Coburn has identified Notebook entries of 1811 which Coleridge clearly had open before him in writing Chapter XIV of the Biographia (E). Perhaps Coleridge planned, as he began the "Preface" to Sibylline Leaves, to rely heavily on such borrowings from his own notes. As it turned out, he apparently did not take very much of the Biographia directly from the Notebooks (see, however, notes 8 above and 21 below). Nevertheless, if he at first thought he might do so, then that notion, especially in view of the brevity of the essay he initially planned, might go a long way toward explaining his confident expectation, on 30 May 1815, of finishing in two or three days.

[21]

In Notebook entry 4265, Professor Coburn has identified the most striking of the three entries which Coleridge almost certainly had before him in composing the Biographia.
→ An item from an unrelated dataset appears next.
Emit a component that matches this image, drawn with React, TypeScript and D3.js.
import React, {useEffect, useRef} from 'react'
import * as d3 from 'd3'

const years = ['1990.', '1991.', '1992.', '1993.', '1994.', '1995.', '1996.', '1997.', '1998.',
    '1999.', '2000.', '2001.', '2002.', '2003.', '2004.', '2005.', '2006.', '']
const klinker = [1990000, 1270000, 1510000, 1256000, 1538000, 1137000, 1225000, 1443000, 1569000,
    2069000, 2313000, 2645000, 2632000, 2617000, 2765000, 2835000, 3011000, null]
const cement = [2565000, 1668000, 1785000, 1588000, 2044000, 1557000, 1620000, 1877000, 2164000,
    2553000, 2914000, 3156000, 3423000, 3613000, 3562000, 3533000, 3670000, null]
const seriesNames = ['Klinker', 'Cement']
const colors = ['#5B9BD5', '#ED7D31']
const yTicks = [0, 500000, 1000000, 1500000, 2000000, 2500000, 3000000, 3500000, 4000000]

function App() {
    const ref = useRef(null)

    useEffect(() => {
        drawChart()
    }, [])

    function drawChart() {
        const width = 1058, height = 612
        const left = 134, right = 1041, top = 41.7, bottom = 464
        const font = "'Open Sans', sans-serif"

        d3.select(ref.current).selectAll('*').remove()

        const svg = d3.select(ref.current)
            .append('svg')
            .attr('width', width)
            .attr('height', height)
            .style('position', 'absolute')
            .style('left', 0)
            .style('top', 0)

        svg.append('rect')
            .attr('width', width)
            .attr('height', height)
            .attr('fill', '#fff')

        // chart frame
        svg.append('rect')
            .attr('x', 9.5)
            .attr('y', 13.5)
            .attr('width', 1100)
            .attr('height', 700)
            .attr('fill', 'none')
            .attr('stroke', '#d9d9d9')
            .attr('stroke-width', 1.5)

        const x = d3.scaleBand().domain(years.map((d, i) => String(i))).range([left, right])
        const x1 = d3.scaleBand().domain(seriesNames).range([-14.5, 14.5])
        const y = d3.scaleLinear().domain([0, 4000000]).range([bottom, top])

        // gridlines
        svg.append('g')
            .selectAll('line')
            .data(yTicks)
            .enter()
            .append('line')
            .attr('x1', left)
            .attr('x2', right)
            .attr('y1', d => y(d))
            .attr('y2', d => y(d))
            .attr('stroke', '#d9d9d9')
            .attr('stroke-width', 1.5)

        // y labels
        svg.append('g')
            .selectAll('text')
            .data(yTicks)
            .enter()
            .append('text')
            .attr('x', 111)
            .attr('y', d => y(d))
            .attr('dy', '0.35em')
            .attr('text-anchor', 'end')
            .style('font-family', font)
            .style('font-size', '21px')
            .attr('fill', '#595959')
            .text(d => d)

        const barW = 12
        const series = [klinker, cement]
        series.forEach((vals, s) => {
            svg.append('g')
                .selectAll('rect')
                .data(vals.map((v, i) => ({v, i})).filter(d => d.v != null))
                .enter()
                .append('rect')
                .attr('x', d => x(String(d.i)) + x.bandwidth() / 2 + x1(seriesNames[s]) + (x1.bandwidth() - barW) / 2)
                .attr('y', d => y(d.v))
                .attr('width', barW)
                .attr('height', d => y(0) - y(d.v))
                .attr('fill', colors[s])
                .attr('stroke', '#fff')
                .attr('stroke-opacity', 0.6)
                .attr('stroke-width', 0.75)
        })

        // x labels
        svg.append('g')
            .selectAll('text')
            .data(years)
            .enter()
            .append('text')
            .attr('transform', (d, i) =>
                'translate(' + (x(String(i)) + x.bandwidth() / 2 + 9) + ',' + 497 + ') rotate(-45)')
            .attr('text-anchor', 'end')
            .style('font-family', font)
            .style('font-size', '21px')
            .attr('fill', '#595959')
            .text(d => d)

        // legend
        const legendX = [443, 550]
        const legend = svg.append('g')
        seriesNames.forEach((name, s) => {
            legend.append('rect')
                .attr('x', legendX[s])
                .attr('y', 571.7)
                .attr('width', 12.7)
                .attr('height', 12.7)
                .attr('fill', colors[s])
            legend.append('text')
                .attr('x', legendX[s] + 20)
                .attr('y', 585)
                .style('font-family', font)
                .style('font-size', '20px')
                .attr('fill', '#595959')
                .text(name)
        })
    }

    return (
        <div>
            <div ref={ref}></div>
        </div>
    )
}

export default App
A series of philosophical propositions, the entry parallels the Theses in Chapter XII. "Coleridge," Coburn says, "probably had this notebook in his hands while dictating to Morgan (and, as argued below, a copy of Schelling's Abhandlungen as well)" (CN, III, 4265n.).

[22]

Professor Coburn, to be sure, refers (in CN, III, 4262n.) to "matter added in Sept-October 1816." Coleridge promised to add matter then, but his letters to Curtis of April and May 1817 suggest he did not in fact do so until later on. Coburn in the main seems to follow Griggs's suggestions about the history of the Biographia, so much so that a close connection between a notebook entry of uncertain date and the subject-matter of Chapter IX is evidence for her assigning the entry the probable date August-September 1815 (CN, III, 4258n.). Interestingly, in a short review of Griggs's 1959 volumes (Modern Philology 57 [1960], 264-268), she found fault with "the long editorial description of the Biographia Literaria and The Friend (which cannot be fully treated from the letters in any case but require various other documents which must be fully dealt with eventually by editors of these works)."

[23]

Professor Griggs provides a detailed account of the business dealings involved in production of the Biographia in CL, III, xlvii-li and in IV, 657-660n.

[24]

The quotation is from Professor Coburn's short review of CL, Modern Language Review, 55 (1960), 596-597.

[25]

Quoted from Arthur Quiller-Couch's introduction to Biographia Literaria: Chapters I-IV, XIV-XXII, ed. George Samson (1920), p. xxxiii.

[26]

"Quisque Sui Faber: Coleridge in the Biographia Literaria," Philological Quarterly, 50 (1971), 223.

[27]

"My First Acquaintance With Poets," Essays, ed. Charles Harold Gray (1926), p. 17.